### DATASET CONTENT

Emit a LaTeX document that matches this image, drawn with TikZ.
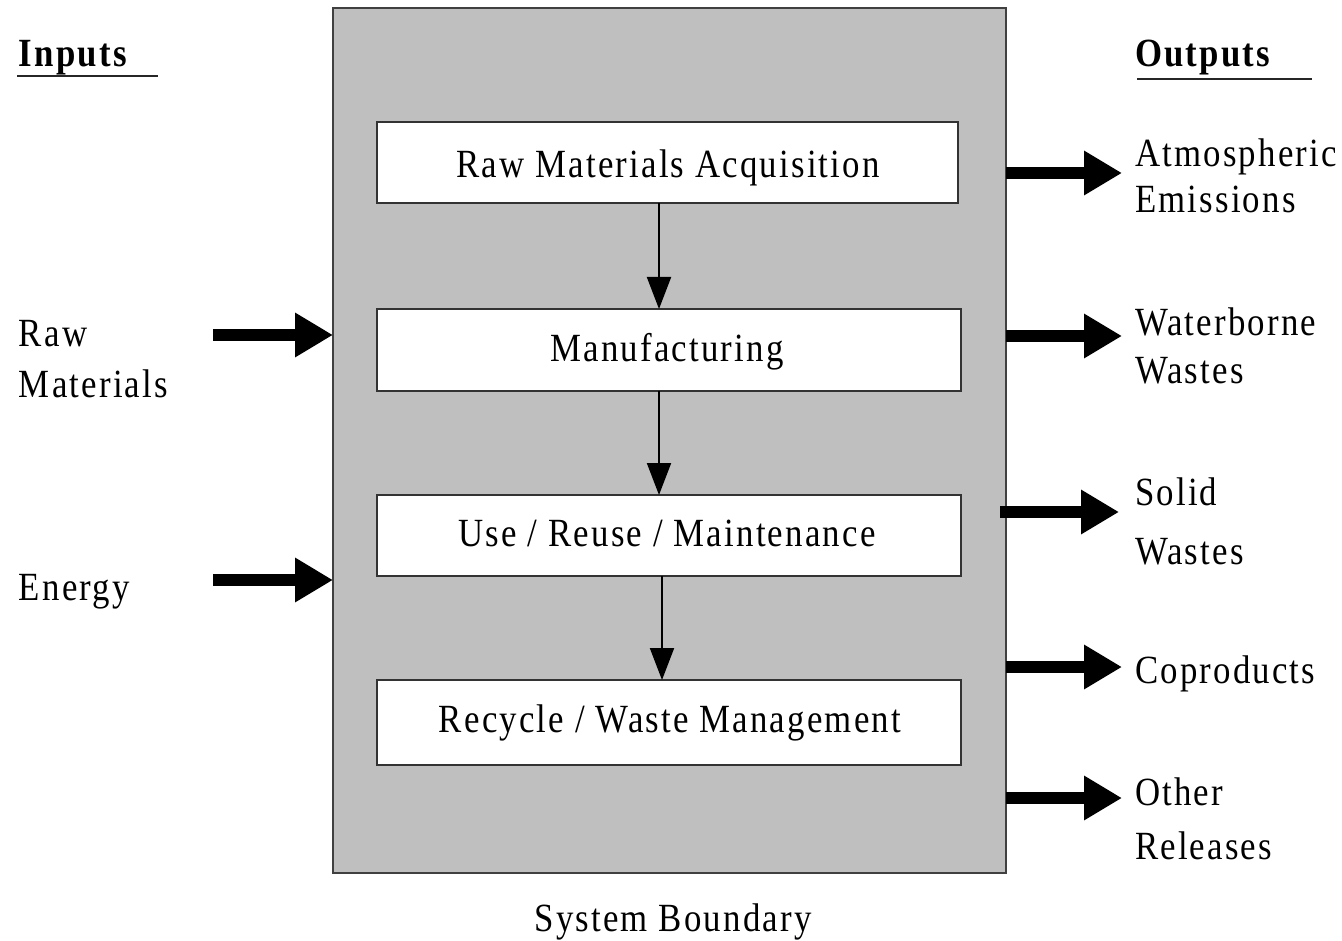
\documentclass[tikz,border=0pt]{standalone}
\usepackage{fontspec}
\setmainfont{Liberation Serif}[FakeStretch=0.87, LetterSpace=5.5]
\usetikzlibrary{arrows.meta}
\begin{document}
\begin{tikzpicture}[x=1pt,y=-1pt,
  every node/.style={font=\fontsize{40}{48}\selectfont, inner sep=0pt, outer sep=0pt},
  boundary/.style={draw=black!75, line width=2.5pt, fill=black!25, minimum width=673pt, minimum height=865pt},
  stage/.style={draw=black!80, line width=2.5pt, fill=white, minimum height=82pt},
  txt/.style={anchor=base west},
  ctxt/.style={anchor=base},
  flow/.style={draw=black, line width=2pt, -{Triangle[length=32pt,width=24pt]}},
  io/.style={draw=black, line width=12pt, -{Triangle[length=38pt,width=42pt]}},
  rule/.style={draw=black!85, line width=2.5pt}
]
\useasboundingbox (0,0) rectangle (1342,941);

% system boundary
\node[boundary] (sb) at (669.5,440.5) {};

% stages
\node[stage, minimum width=581pt, minimum height=81pt] (b1) at (667.5,162.5) {};
\node[stage, minimum width=584pt] (b2) at (669,350) {};
\node[stage, minimum width=584pt, minimum height=81pt] (b3) at (669,535.5) {};
\node[stage, minimum width=584pt, minimum height=85pt] (b4) at (669,722.5) {};

\node[ctxt] (t1) at (668,178) {Raw Materials Acquisition};
\node[ctxt] (t2) at (667,362) {Manufacturing};
\node[ctxt] (t3) at (667,546) {Use / Reuse / Maintenance};
\node[ctxt] (t4) at (670,732) {Recycle / Waste Management};

% flow arrows
\coordinate (x1) at (659,0);
\coordinate (x3) at (662,0);
\draw[flow] (b1.south -| x1) -- (b2.north -| x1);
\draw[flow] (b2.south -| x1) -- (b3.north -| x1);
\draw[flow] (b3.south -| x3) -- (b4.north -| x3);

% inputs
\node[txt, font=\fontsize{40}{48}\selectfont\bfseries] (inp) at (19,67) {Inputs};
\coordinate (iu1) at (17,76);
\coordinate (iu2) at (158,76);
\draw[rule] (iu1) -- (iu2);

\node[txt] (rm1) at (19,347) {Raw};
\node[txt] (rm2) at (19,397) {Materials};
\node[txt] (en) at (19,600) {Energy};

\coordinate (ia) at (213,335);
\coordinate (ib) at (213,580);
\draw[io] (ia) -- (ia -| sb.west);
\draw[io] (ib) -- (ib -| sb.west);

% outputs
\node[txt, font=\fontsize{40}{48}\selectfont\bfseries] (outp) at (1135,67) {Outputs};
\coordinate (ou1) at (1137,79);
\coordinate (ou2) at (1312,79);
\draw[rule] (ou1) -- (ou2);

\node[txt] (o1a) at (1135,167) {Atmospheric};
\node[txt] (o1b) at (1135,213) {Emissions};
\node[txt] (o2a) at (1135,336) {Waterborne};
\node[txt] (o2b) at (1135,384) {Wastes};
\node[txt] (o3a) at (1135,505) {Solid};
\node[txt] (o3b) at (1135,564) {Wastes};
\node[txt] (o4) at (1135,683) {Coproducts};
\node[txt] (o5a) at (1135,805) {Other};
\node[txt] (o5b) at (1135,859) {Releases};

\coordinate (e1) at (1122,173);
\coordinate (e2) at (1122,336);
\coordinate (e3) at (1119,512);
\coordinate (e4) at (1122,667);
\coordinate (e5) at (1122,798);
\draw[io] (e1 -| sb.east) -- (e1);
\draw[io] (e2 -| sb.east) -- (e2);
\draw[io] ([xshift=-6pt]e3 -| sb.east) -- (e3);
\draw[io] (e4 -| sb.east) -- (e4);
\draw[io] (e5 -| sb.east) -- (e5);

\node[ctxt] (sbl) at (673,931) {System Boundary};
\end{tikzpicture}
\end{document}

### GIVEN TASK
Leave the pictures out, and print every line of the listing exactly as written.

### ANSWER IN FULL
Emit a LaTeX document that matches this image, drawn with TikZ.
\documentclass[tikz,border=0pt]{standalone}
\usepackage{fontspec}
\setmainfont{Liberation Serif}[FakeStretch=0.87, LetterSpace=5.5]
\usetikzlibrary{arrows.meta}
\begin{document}
\begin{tikzpicture}[x=1pt,y=-1pt,
  every node/.style={font=\fontsize{40}{48}\selectfont, inner sep=0pt, outer sep=0pt},
  boundary/.style={draw=black!75, line width=2.5pt, fill=black!25, minimum width=673pt, minimum height=865pt},
  stage/.style={draw=black!80, line width=2.5pt, fill=white, minimum height=82pt},
  txt/.style={anchor=base west},
  ctxt/.style={anchor=base},
  flow/.style={draw=black, line width=2pt, -{Triangle[length=32pt,width=24pt]}},
  io/.style={draw=black, line width=12pt, -{Triangle[length=38pt,width=42pt]}},
  rule/.style={draw=black!85, line width=2.5pt}
]
\useasboundingbox (0,0) rectangle (1342,941);

% system boundary
\node[boundary] (sb) at (669.5,440.5) {};

% stages
\node[stage, minimum width=581pt, minimum height=81pt] (b1) at (667.5,162.5) {};
\node[stage, minimum width=584pt] (b2) at (669,350) {};
\node[stage, minimum width=584pt, minimum height=81pt] (b3) at (669,535.5) {};
\node[stage, minimum width=584pt, minimum height=85pt] (b4) at (669,722.5) {};

\node[ctxt] (t1) at (668,178) {Raw Materials Acquisition};
\node[ctxt] (t2) at (667,362) {Manufacturing};
\node[ctxt] (t3) at (667,546) {Use / Reuse / Maintenance};
\node[ctxt] (t4) at (670,732) {Recycle / Waste Management};

% flow arrows
\coordinate (x1) at (659,0);
\coordinate (x3) at (662,0);
\draw[flow] (b1.south -| x1) -- (b2.north -| x1);
\draw[flow] (b2.south -| x1) -- (b3.north -| x1);
\draw[flow] (b3.south -| x3) -- (b4.north -| x3);

% inputs
\node[txt, font=\fontsize{40}{48}\selectfont\bfseries] (inp) at (19,67) {Inputs};
\coordinate (iu1) at (17,76);
\coordinate (iu2) at (158,76);
\draw[rule] (iu1) -- (iu2);

\node[txt] (rm1) at (19,347) {Raw};
\node[txt] (rm2) at (19,397) {Materials};
\node[txt] (en) at (19,600) {Energy};

\coordinate (ia) at (213,335);
\coordinate (ib) at (213,580);
\draw[io] (ia) -- (ia -| sb.west);
\draw[io] (ib) -- (ib -| sb.west);

% outputs
\node[txt, font=\fontsize{40}{48}\selectfont\bfseries] (outp) at (1135,67) {Outputs};
\coordinate (ou1) at (1137,79);
\coordinate (ou2) at (1312,79);
\draw[rule] (ou1) -- (ou2);

\node[txt] (o1a) at (1135,167) {Atmospheric};
\node[txt] (o1b) at (1135,213) {Emissions};
\node[txt] (o2a) at (1135,336) {Waterborne};
\node[txt] (o2b) at (1135,384) {Wastes};
\node[txt] (o3a) at (1135,505) {Solid};
\node[txt] (o3b) at (1135,564) {Wastes};
\node[txt] (o4) at (1135,683) {Coproducts};
\node[txt] (o5a) at (1135,805) {Other};
\node[txt] (o5b) at (1135,859) {Releases};

\coordinate (e1) at (1122,173);
\coordinate (e2) at (1122,336);
\coordinate (e3) at (1119,512);
\coordinate (e4) at (1122,667);
\coordinate (e5) at (1122,798);
\draw[io] (e1 -| sb.east) -- (e1);
\draw[io] (e2 -| sb.east) -- (e2);
\draw[io] ([xshift=-6pt]e3 -| sb.east) -- (e3);
\draw[io] (e4 -| sb.east) -- (e4);
\draw[io] (e5 -| sb.east) -- (e5);

\node[ctxt] (sbl) at (673,931) {System Boundary};
\end{tikzpicture}
\end{document}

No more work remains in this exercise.